[Begin Listed entries]
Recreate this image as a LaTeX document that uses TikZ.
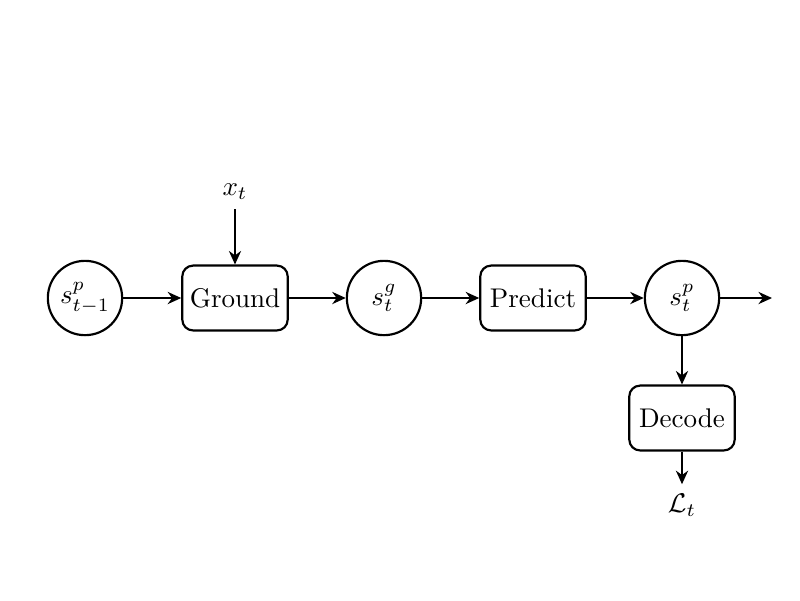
\documentclass[tikz,border=0pt]{standalone}
\usetikzlibrary{arrows.meta}
\begin{document}
\begin{tikzpicture}[x=0.37pt,y=-0.37pt,
  st/.style={circle,draw,line width=0.8pt,minimum size=27.5pt,inner sep=0pt},
  bx/.style={rectangle,rounded corners=4pt,draw,line width=0.8pt,minimum width=39pt,minimum height=24pt,inner sep=1pt},
  ar/.style={-{Stealth[length=5pt,width=4.5pt]},line width=0.8pt},
  mar/.style={-{Stealth[length=5pt,width=4.5pt]},line width=1.1pt}]
\useasboundingbox (0,0) rectangle (800,600);
\node[st] (s0) at (85,298) {$s^p_{t-1}$};
\node[bx] (g) at (235,298) {Ground};
\node[st] (sg) at (384,298) {$s^g_t$};
\node[bx] (p) at (533,298) {Predict};
\node[st] (sp) at (682,298) {$s^p_t$};
\node[bx] (d) at (682,418) {Decode};
\node (x) at (235,192) {$x_t$};
\node (L) at (682,505) {$\mathcal{L}_t$};
\coordinate (e) at (772,298);
\draw[mar] (s0) -- (g);
\draw[mar] (g) -- (sg);
\draw[mar] (sg) -- (p);
\draw[mar] (p) -- (sp);
\draw[mar] (sp) -- (e);
\draw[ar] (x) -- (g);
\draw[ar] (sp) -- (d);
\draw[ar] (d) -- (L);
\end{tikzpicture}
\end{document}
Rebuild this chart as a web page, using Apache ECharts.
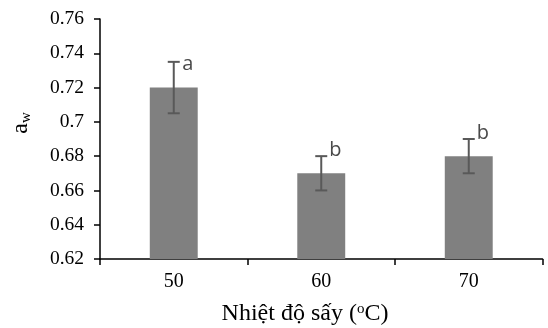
<!DOCTYPE html>
<html>
<head>
<meta charset="utf-8">
<script src="https://cdn.jsdelivr.net/npm/echarts@6/dist/echarts.min.js"></script>
<style>html,body{margin:0;padding:0;background:#fff}#c{width:548px;height:328px}</style>
</head>
<body>
<div id="c"></div>
<script>
var categories = ['50', '60', '70'];
var values = [0.72, 0.67, 0.68];
var errLow = [0.705, 0.66, 0.67];
var errHigh = [0.735, 0.68, 0.69];
var letters = ['a', 'b', 'b'];
var yTicks = { min: 0.62, max: 0.76, interval: 0.02 };

var chart = echarts.init(document.getElementById('c'), null, { renderer: 'canvas' });
var errData = categories.map(function (c, i) { return [i, errLow[i], errHigh[i], values[i]]; });

var option = {
  animation: false,
  grid: { left: 100, right: 5.5, top: 19, bottom: 69 },
  xAxis: {
    type: 'category',
    data: categories,
    axisLine: { lineStyle: { color: '#000', width: 1.5 } },
    axisTick: { show: true, length: 6, lineStyle: { color: '#000', width: 1.5 } },
    axisLabel: { color: '#000', fontFamily: 'Liberation Serif', fontSize: 20, margin: 13 }
  },
  yAxis: {
    type: 'value',
    min: yTicks.min, max: yTicks.max, interval: yTicks.interval,
    axisLine: { show: true, lineStyle: { color: '#000', width: 1.5 } },
    axisTick: { show: true, length: 6, lineStyle: { color: '#000', width: 1.5 } },
    splitLine: { show: false },
    axisLabel: { color: '#000', fontFamily: 'Liberation Serif', fontSize: 19.5, margin: 16,
      formatter: function (v) { return String(+v.toFixed(2)); } }
  },
  series: [
    {
      type: 'bar',
      data: values,
      barWidth: '32.5%',
      itemStyle: { color: '#808080' }
    },
    {
      type: 'custom',
      data: errData,
      z: 10,
      renderItem: function (params, api) {
        var x = api.value(0);
        var lo = api.coord([x, api.value(1)]);
        var hi = api.coord([x, api.value(2)]);
        var top = api.coord([x, api.value(3)]);
        var hw = 6;
        var st = { stroke: '#595959', lineWidth: 2 };
        return {
          type: 'group',
          children: [
            { type: 'line', shape: { x1: hi[0], y1: hi[1], x2: lo[0], y2: lo[1] }, style: st },
            { type: 'line', shape: { x1: hi[0] - hw, y1: hi[1], x2: hi[0] + hw, y2: hi[1] }, style: st },
            { type: 'line', shape: { x1: lo[0] - hw, y1: lo[1], x2: lo[0] + hw, y2: lo[1] }, style: st },
            { type: 'text', style: { text: letters[params.dataIndex], x: top[0] + 14, y: top[1] - 23,
              align: 'center', verticalAlign: 'middle', fill: '#4a4a4a',
              font: '20px "Open Sans"' } }
          ]
        };
      }
    }
  ],
  graphic: [
    {
      type: 'text',
      x: 21, y: 123,
      rotation: Math.PI / 2,
      style: {
        text: '{a|a}{w|w}',
        align: 'center', verticalAlign: 'middle',
        rich: {
          a: { fontFamily: 'Liberation Serif', fontSize: 24, fill: '#000', color: '#000' },
          w: { fontFamily: 'Liberation Serif', fontSize: 15, fill: '#000', color: '#000', verticalAlign: 'bottom', padding: [10, 0, 0, 0] }
        }
      }
    },
    {
      type: 'text',
      x: 305, y: 314,
      style: {
        text: '{t|Nhiệt độ sấy (}{s|o}{t|C)}',
        align: 'center', verticalAlign: 'middle',
        rich: {
          t: { fontFamily: 'Liberation Serif', fontSize: 24, fill: '#000', color: '#000' },
          s: { fontFamily: 'Liberation Serif', fontSize: 15, fill: '#000', color: '#000', verticalAlign: 'top', padding: [0, 0, 8, 0] }
        }
      }
    }
  ]
};
chart.setOption(option);
</script>
</body>
</html>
[End Listed entries]
§ What is needed: Without the pictures, reproduce every line of the records above exactly.

§ The output:
Recreate this image as a LaTeX document that uses TikZ.
\documentclass[tikz,border=0pt]{standalone}
\usetikzlibrary{arrows.meta}
\begin{document}
\begin{tikzpicture}[x=0.37pt,y=-0.37pt,
  st/.style={circle,draw,line width=0.8pt,minimum size=27.5pt,inner sep=0pt},
  bx/.style={rectangle,rounded corners=4pt,draw,line width=0.8pt,minimum width=39pt,minimum height=24pt,inner sep=1pt},
  ar/.style={-{Stealth[length=5pt,width=4.5pt]},line width=0.8pt},
  mar/.style={-{Stealth[length=5pt,width=4.5pt]},line width=1.1pt}]
\useasboundingbox (0,0) rectangle (800,600);
\node[st] (s0) at (85,298) {$s^p_{t-1}$};
\node[bx] (g) at (235,298) {Ground};
\node[st] (sg) at (384,298) {$s^g_t$};
\node[bx] (p) at (533,298) {Predict};
\node[st] (sp) at (682,298) {$s^p_t$};
\node[bx] (d) at (682,418) {Decode};
\node (x) at (235,192) {$x_t$};
\node (L) at (682,505) {$\mathcal{L}_t$};
\coordinate (e) at (772,298);
\draw[mar] (s0) -- (g);
\draw[mar] (g) -- (sg);
\draw[mar] (sg) -- (p);
\draw[mar] (p) -- (sp);
\draw[mar] (sp) -- (e);
\draw[ar] (x) -- (g);
\draw[ar] (sp) -- (d);
\draw[ar] (d) -- (L);
\end{tikzpicture}
\end{document}
Rebuild this chart as a web page, using Apache ECharts.
<!DOCTYPE html>
<html>
<head>
<meta charset="utf-8">
<script src="https://cdn.jsdelivr.net/npm/echarts@6/dist/echarts.min.js"></script>
<style>html,body{margin:0;padding:0;background:#fff}#c{width:548px;height:328px}</style>
</head>
<body>
<div id="c"></div>
<script>
var categories = ['50', '60', '70'];
var values = [0.72, 0.67, 0.68];
var errLow = [0.705, 0.66, 0.67];
var errHigh = [0.735, 0.68, 0.69];
var letters = ['a', 'b', 'b'];
var yTicks = { min: 0.62, max: 0.76, interval: 0.02 };

var chart = echarts.init(document.getElementById('c'), null, { renderer: 'canvas' });
var errData = categories.map(function (c, i) { return [i, errLow[i], errHigh[i], values[i]]; });

var option = {
  animation: false,
  grid: { left: 100, right: 5.5, top: 19, bottom: 69 },
  xAxis: {
    type: 'category',
    data: categories,
    axisLine: { lineStyle: { color: '#000', width: 1.5 } },
    axisTick: { show: true, length: 6, lineStyle: { color: '#000', width: 1.5 } },
    axisLabel: { color: '#000', fontFamily: 'Liberation Serif', fontSize: 20, margin: 13 }
  },
  yAxis: {
    type: 'value',
    min: yTicks.min, max: yTicks.max, interval: yTicks.interval,
    axisLine: { show: true, lineStyle: { color: '#000', width: 1.5 } },
    axisTick: { show: true, length: 6, lineStyle: { color: '#000', width: 1.5 } },
    splitLine: { show: false },
    axisLabel: { color: '#000', fontFamily: 'Liberation Serif', fontSize: 19.5, margin: 16,
      formatter: function (v) { return String(+v.toFixed(2)); } }
  },
  series: [
    {
      type: 'bar',
      data: values,
      barWidth: '32.5%',
      itemStyle: { color: '#808080' }
    },
    {
      type: 'custom',
      data: errData,
      z: 10,
      renderItem: function (params, api) {
        var x = api.value(0);
        var lo = api.coord([x, api.value(1)]);
        var hi = api.coord([x, api.value(2)]);
        var top = api.coord([x, api.value(3)]);
        var hw = 6;
        var st = { stroke: '#595959', lineWidth: 2 };
        return {
          type: 'group',
          children: [
            { type: 'line', shape: { x1: hi[0], y1: hi[1], x2: lo[0], y2: lo[1] }, style: st },
            { type: 'line', shape: { x1: hi[0] - hw, y1: hi[1], x2: hi[0] + hw, y2: hi[1] }, style: st },
            { type: 'line', shape: { x1: lo[0] - hw, y1: lo[1], x2: lo[0] + hw, y2: lo[1] }, style: st },
            { type: 'text', style: { text: letters[params.dataIndex], x: top[0] + 14, y: top[1] - 23,
              align: 'center', verticalAlign: 'middle', fill: '#4a4a4a',
              font: '20px "Open Sans"' } }
          ]
        };
      }
    }
  ],
  graphic: [
    {
      type: 'text',
      x: 21, y: 123,
      rotation: Math.PI / 2,
      style: {
        text: '{a|a}{w|w}',
        align: 'center', verticalAlign: 'middle',
        rich: {
          a: { fontFamily: 'Liberation Serif', fontSize: 24, fill: '#000', color: '#000' },
          w: { fontFamily: 'Liberation Serif', fontSize: 15, fill: '#000', color: '#000', verticalAlign: 'bottom', padding: [10, 0, 0, 0] }
        }
      }
    },
    {
      type: 'text',
      x: 305, y: 314,
      style: {
        text: '{t|Nhiệt độ sấy (}{s|o}{t|C)}',
        align: 'center', verticalAlign: 'middle',
        rich: {
          t: { fontFamily: 'Liberation Serif', fontSize: 24, fill: '#000', color: '#000' },
          s: { fontFamily: 'Liberation Serif', fontSize: 15, fill: '#000', color: '#000', verticalAlign: 'top', padding: [0, 0, 8, 0] }
        }
      }
    }
  ]
};
chart.setOption(option);
</script>
</body>
</html>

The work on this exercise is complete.